"'So long as the waters of that mighty river thunder down to the awful depths below, so long as the rush and roar, the surge and foam, and prismatic spray of nature's cataphractic masterpiece remain to delight and awe the human soul, thousands and tens of thousands of beauty-lovers and grandeur-worshippers will journey over the only railroad from which it can be seen. There is but one Niagara Falls on earth, and but one direct great railway to it.'
"Trains stop at Falls View, near the brink of the Horseshoe Fall, where the finest view is obtainable without leaving the cars, cross the gorge of Niagara river on the great steel, double-track Cantilever Bridge, the greatest triumph of modern engineering, and connect in Union Depots, at Niagara Falls and Buffalo with the New York Central and Hudson River, the only four-track railroad in the world."
CONCLUSION.
Home, Dec. 9, 1885.
There is no place like home, after all. On reaching Boston, I felt more like being at home than I had ever felt since I left my own country. Boston resembles an old English city more than any other town I have yet visited in America.
It is, however, no part of my plan to describe the "Hub." I think it is Benjamin Disraeli who says somewhere that "description is always a bore both to the describer and the describee," and I have sinned enough in this direction already; nor have I any desire to make intrusive and impertinent remarks about the inhabitants. I will only say that the few days I spent in Boston were made very pleasant by the most courteous and unostentatious hospitality.
From the classic city I passed on to the Empire City, as New York is sometimes called.
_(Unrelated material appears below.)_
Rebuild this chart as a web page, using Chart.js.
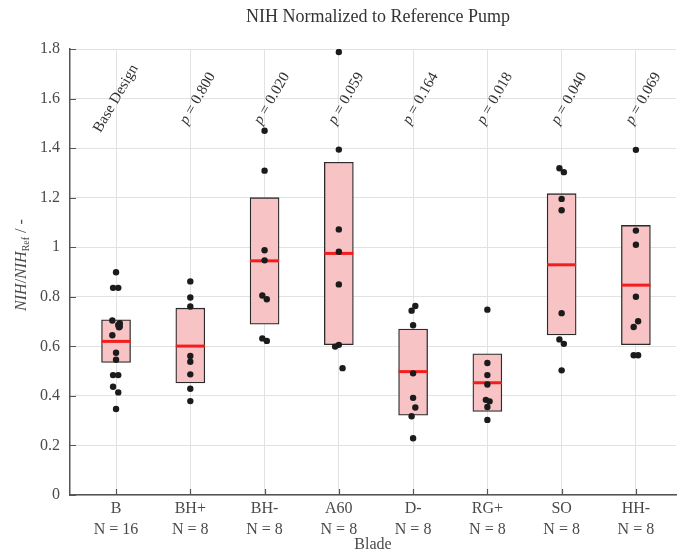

I was told long before I left England by warmhearted friends in New York that if I ever visited that city their utmost should be done "to impair my digestion!" They did their best, and I hereby declare my gratitude to them for their generous intentions. Suffice it to say that I eventually got away from them with no more serious injury than could be cured by a few days' tossing and rolling on the broad Atlantic.